Thinking about a video studio with two sets, one at each end of an isolated room.
Anything obviously terrible about this layout? Would the deflected walls / ceiling design be sufficient to deal with resonance?
Could the building's exterior wall be an "M" in the M-A-M design? What would the material layers look like? Open studs on the inside filled with Roxul, two layers of sheet rock on the outside, then wood and siding over that?
Rough guesses on cost? Interior construction of the yellow section can be ignored (deferred to a later time / never), but I assume I'd want to lay in water / drain pipes etc. before the slab. Located in Eastern Connecticut, US.
Prob. goes without saying but I have no design or construction experience. Just wondering if the ballpark cost is in the realm of possibility.
Thanks!
Comments
Agreed with Paul about the…
Agreed with Paul about the rectangle shape. Usually even studios with slanted walls are rectangular structures. The angles are created by the interior finish treatment, usually some sort of facade housing the acoustic treatment.

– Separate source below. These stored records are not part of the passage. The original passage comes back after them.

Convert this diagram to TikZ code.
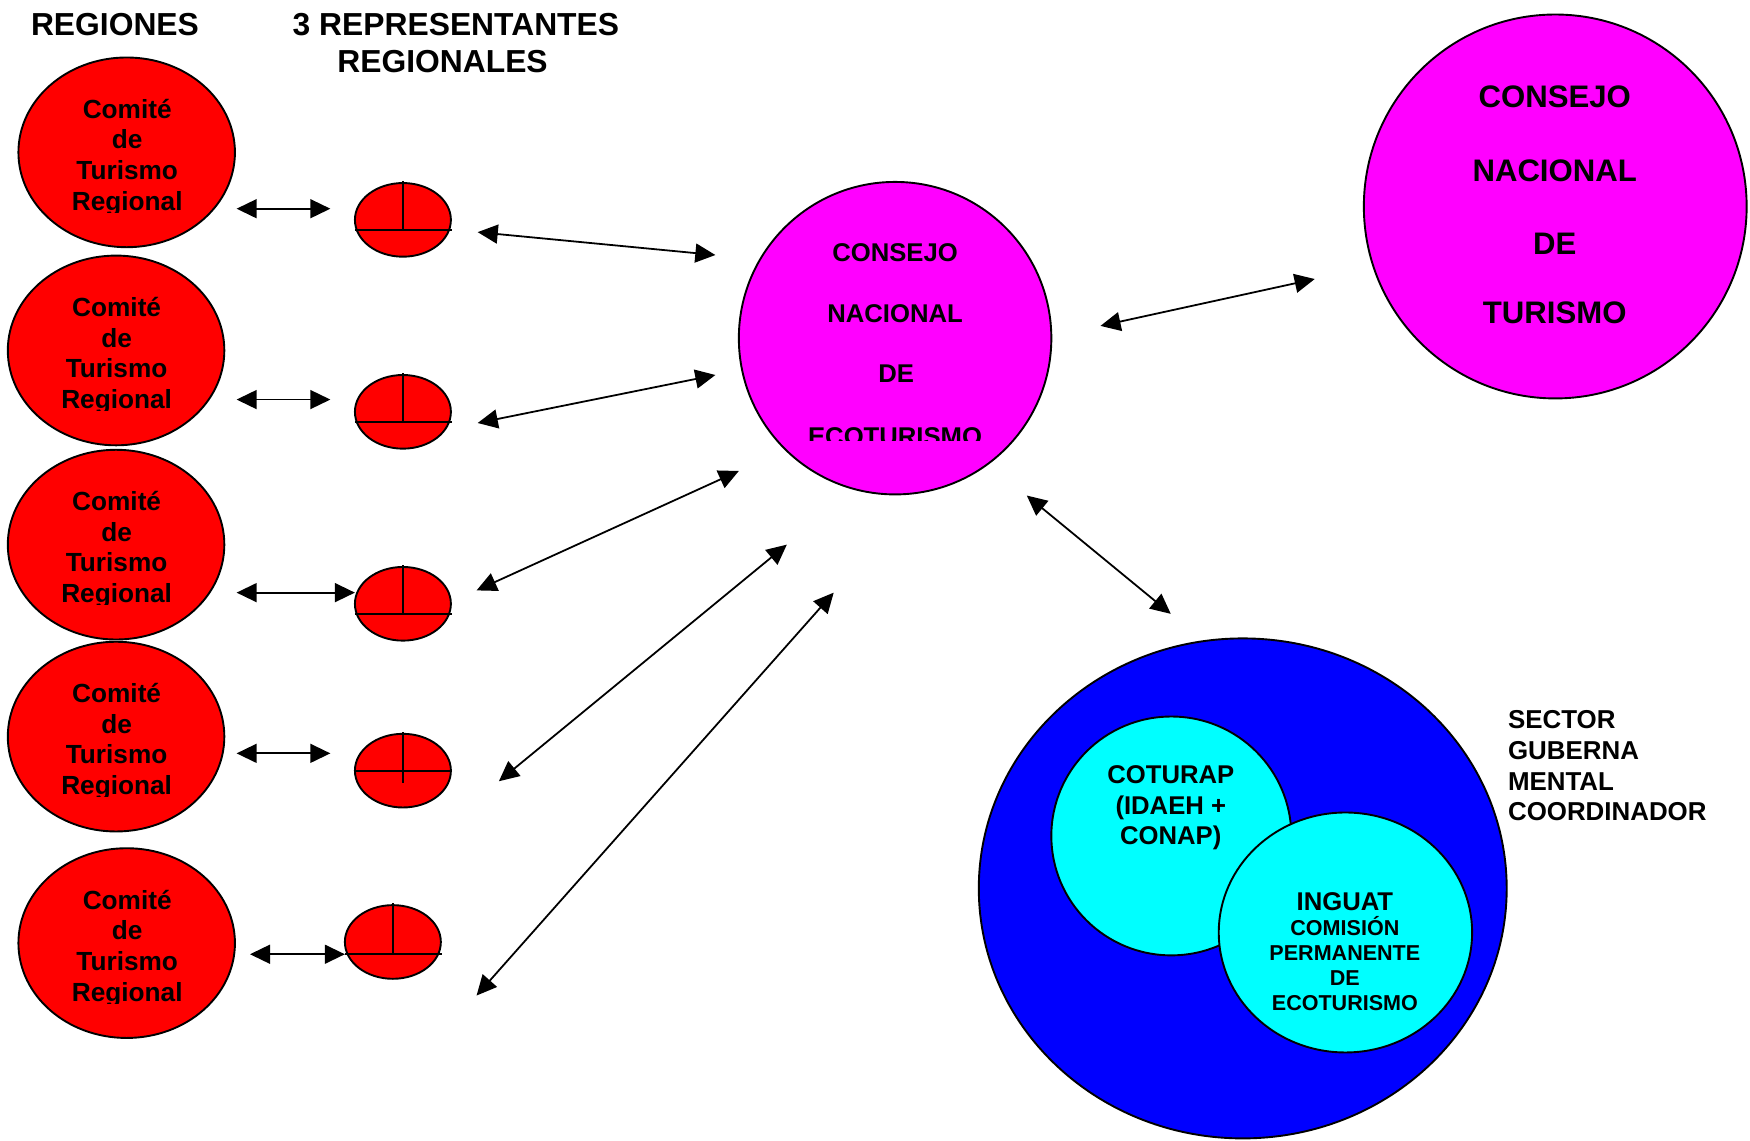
\documentclass[tikz,border=0pt]{standalone}
\usepackage{fontspec}
\setmainfont{Liberation Sans}
\usetikzlibrary{shapes.geometric,arrows.meta}
\definecolor{cred}{RGB}{255,0,0}
\definecolor{cmag}{RGB}{255,0,255}
\definecolor{cblue}{RGB}{0,0,255}
\definecolor{ccyan}{RGB}{0,255,255}
\tikzset{
  blob/.style={ellipse, draw=black, line width=1.7pt, inner sep=0pt},
  dbl/.style={{Triangle[length=18pt,width=17pt]}-{Triangle[length=18pt,width=17pt]}, line width=1.6pt},
  lbase/.style={anchor=base, inner sep=0pt},
  fhead/.style={lbase, font=\bfseries\fontsize{28.5}{28.5}\selectfont},
  freg/.style={lbase, font=\bfseries\fontsize{23.5}{23.5}\selectfont},
  fmid/.style={lbase, font=\bfseries\fontsize{23}{23}\selectfont},
  fbig/.style={lbase, font=\bfseries\fontsize{27.9}{27.9}\selectfont},
  fsm/.style={lbase, font=\bfseries\fontsize{19.3}{19.3}\selectfont},
  fsec/.style={anchor=base west, inner sep=0pt, font=\bfseries\fontsize{23.2}{23.2}\selectfont},
}
\begin{document}
\begin{tikzpicture}[x=1pt,y=-1pt]
\useasboundingbox (0,0) rectangle (1568,1022.3);

% headers
\node[fhead] (h1) at (103,32) {REGIONES};
\node[fhead] (h2) at (408.5,32) {3 REPRESENTANTES};
\node[fhead] (h3) at (396.5,65) {REGIONALES};

% regional committees
\foreach \i/\cx/\cy in {1/113.5/136.5, 2/104/314, 3/104/488, 4/104/660, 5/113.5/845} {
  \node[blob, fill=cred, minimum width=194pt, minimum height=170pt] (reg\i) at (\cx,\cy) {};
  \begin{scope}
    \clip (\cx-90,\cy-70) rectangle (\cx+90,\cy+54);
    \node[freg] (reg\i-l1) at (\cx+0.5,\cy-30.5) {Comité};
    \node[freg] (reg\i-l2) at (\cx+0.5,\cy-3) {de};
    \node[freg] (reg\i-l3) at (\cx+0.5,\cy+24.5) {Turismo};
    \node[freg] (reg\i-l4) at (\cx+0.5,\cy+52) {Regional};
  \end{scope}
}

% representatives
\foreach \i/\cx/\cy/\h/\v in {1/361/197/206/206, 2/361/369/378/378, 3/361/541/550/550, 4/361/690.5/690.5/701.5, 5/352/844/855/855} {
  \node[blob, fill=cred, minimum width=86pt, minimum height=66pt] (rep\i) at (\cx,\cy) {};
  \draw[line width=1.7pt] (\cx-43,\h) -- (\cx+44,\h);
  \draw[line width=1.7pt] (\cx,\cy-34.5) -- (\cx,\v);
}

% Consejo Nacional de Ecoturismo
\node[blob, fill=cmag, minimum width=280pt, minimum height=280pt] (cne) at (802,303) {};
\begin{scope}
  \clip (680,190) rectangle (924,395);
  \node[fmid] (cne-l1) at (802,234) {CONSEJO};
  \node[fmid] (cne-l2) at (802,289) {NACIONAL};
  \node[fmid] (cne-l3) at (803,343) {DE};
  \node[fmid] (cne-l4) at (802,399) {ECOTURISMO};
\end{scope}

% Consejo Nacional de Turismo
\node[blob, fill=cmag, minimum width=343pt, minimum height=344pt] (cnt) at (1393.5,185) {};
\node[fbig] (cnt-l1) at (1393,96) {CONSEJO};
\node[fbig] (cnt-l2) at (1393,163) {NACIONAL};
\node[fbig] (cnt-l3) at (1393,228) {DE};
\node[fbig] (cnt-l4) at (1393,290) {TURISMO};

% Sector gubernamental
\node[blob, fill=cblue, minimum width=473pt, minimum height=448pt] (sgc) at (1113.5,796) {};
\node[blob, fill=ccyan, minimum width=215pt, minimum height=214pt] (cot) at (1049.5,749) {};
\node[blob, fill=ccyan, minimum width=227pt, minimum height=215pt] (ing) at (1205.5,835.5) {};
\node[fmid] (cot-l1) at (1049,702) {COTURAP};
\node[fmid] (cot-l2) at (1049,729.5) {(IDAEH +};
\node[fmid] (cot-l3) at (1049,757) {CONAP)};
\node[fmid] (ing-l1) at (1205,815.5) {INGUAT};
\node[fsm] (ing-l2) at (1205,838.5) {COMISIÓN};
\node[fsm] (ing-l3) at (1205,861) {PERMANENTE};
\node[fsm] (ing-l4) at (1205,883) {DE};
\node[fsm] (ing-l5) at (1205,905) {ECOTURISMO};
\node[fsec] (sec-l1) at (1351,653) {SECTOR};
\node[fsec] (sec-l2) at (1351,680.5) {GUBERNA};
\node[fsec] (sec-l3) at (1351,708) {MENTAL};
\node[fsec] (sec-l4) at (1351,735.5) {COORDINADOR};

% arrow end points
\coordinate (a1s) at (212,187);   \coordinate (a1e) at (296,187);
\coordinate (a2s) at (212,358);   \coordinate (a2e) at (296,358);
\coordinate (a3s) at (212,531);   \coordinate (a3e) at (318,531);
\coordinate (a4s) at (212,675);   \coordinate (a4e) at (296,675);
\coordinate (a5s) at (224,855);   \coordinate (a5e) at (309,855);
\coordinate (b1s) at (428,208);   \coordinate (b1e) at (641,228.5);
\coordinate (b2s) at (428,379);   \coordinate (b2e) at (641,336);
\coordinate (b3s) at (427,529);   \coordinate (b3e) at (662,422);
\coordinate (b4s) at (447,700);   \coordinate (b4e) at (705,488);
\coordinate (b5s) at (427,892);   \coordinate (b5e) at (747,531);
\coordinate (c1s) at (986,292);   \coordinate (c1e) at (1178,250);
\coordinate (c2s) at (920,444);   \coordinate (c2e) at (1049,550);

\foreach \p in {a1,a2,a3,a4,a5,b1,b2,b3,b4,b5,c1,c2} {
  \draw[dbl] (\p s) -- (\p e);
}
\end{tikzpicture}
\end{document}
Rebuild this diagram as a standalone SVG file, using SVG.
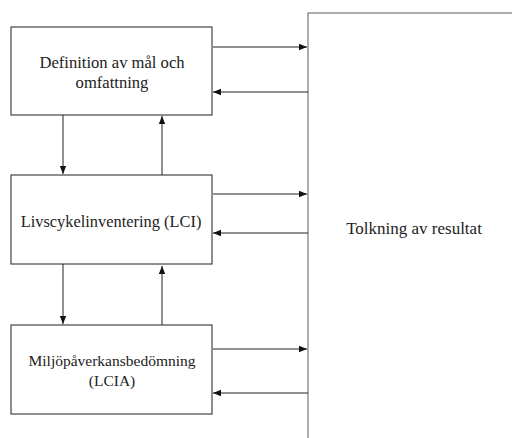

With regard to price. It's the cost of high end home construction, and usually 3x per square foot due to all the extra layers of material and labor. So 75-225$ per sqft is the range in general.
If you diy it it can be done for 35$-50$ per sqft. This would be for the England Area, as costs vary by region.
Since the isolation is the the most expensive part, you want to carefully evaluate the noise levels that exist, and the noise levels your likely to create, as well as your local ordinances for noise.
Knowing those three noise levels in decibels (A- Weighted) will allow you to determine what construction methods are required for your needs. You want to only build what you need, because again, isolation construction is a disproportionately expensive part of the studio.
A standard double wood frame assembly would be layers of exterior sheathing (OSB or plywood) which is your first M, then Airspace, then a internal franes covered with 5/8" fire code drywall in the room interior. Thats your other M. Both walls should be insulated with the cheapest code compliant insulation, usually the pink fluffy stuff. And the walls should be air sealed.
I suggest you get Rod Gervias book, "home studio: build it like the pros". It focuses on music studios, but the principals are the same. It's got excellent drawings which you can give to your contractor and building code offices.
Since your new to studio design and construction I highly suggest you hire a pro designer to help, as typical building contractors won't know how to build studios, even if they think they do. Trust me, they don't.
Rod Gervias is actually located in Connecticut and is a world class designer.
When at all possible use only standard building materials. Avoid "acoustic" branded products. They're just overpriced and often inadequate. Standard drywall, insulation, masonry, and lumber are what even the best studios use.
If your floating a floor, or using isolation brackets, those product might come from an acoustic brand. Beyond that all the stuff is available at your local building supply place.
Your methodology and cost will vary depending on if it's new construction or your retrofitting in an existing structure like a garage or basement or warehouse.
I just finished a job on a …
I just finished a job on a ‘video studio’. It has virtually no sound insulation from the outside world, and internally is massive, think aircraft hanger style big! It has a decay time from a clap of well over ten seconds and as every surface is hard, it’s horrrible. Luckily, I have finished my particular part of the job. As I was leaving, the USAF landed B52 bombers on the disused runway. The site had been sold off for redevelopment when they moved out a few years before, and lots of businesses operate there now. However, they maintained their ownership of the runways and aprons, just not the buildings. They’re now practicing touch and go landings most weeks, and the businesses can’t hear themselves think.
video studios don’t always need recording acoustics, in terms of what we normally want. Isolation and control. They want as much height as possible, so often the roof is single sheet, so even rain can be heard inside. First things for an acoustic video studio is the isolation. Then if money is left, treatment. If you look at the bigger audio studios they do tend to be parallel walled, but just have lots of treatment and diffusion. Abbey Road is a good example. It’s pretty square. As you get smaller, angles become more vital.
You're doing a video studio,…
You're doing a video studio, not an audio studio, and video spaces tend to not have the walls actually in sight, but usually behind a perimiter cloth - often black heavy cloth, with maybe a coloured cloth on a separate track in front, or the wall behind painted. You'll have hard floors too of course, so what the space normally needs is absorbtion - lots of it. Loads of studios simply batten out the walls to allow rockwool between the verticals. Often theyre simply chicken wire covered and left (in quite a few big broadcast studios) or sometimes fabric covered to 'posh it up a bit' to be seen.
The usual recording studio aim of non-parallel surfaces doesn't really appear to often in video studios. The spaces are large enough to not have a characteristic 'sound' - mic to subject distances can go up compared to a room with reflections. Its actually amazing that two or three cloths, even light weight ones can really deaden a square, hard surfaced space. Mine is about 55ft in length with a low 9ft ceiling - not ideal but workable, with only 14-16ft width, and I have 25ft of it with a semi permanent standing set surrounded on 3 sides with cloth hung from my lighting grid. I'm very content with the sound - which is very controlled and neutral.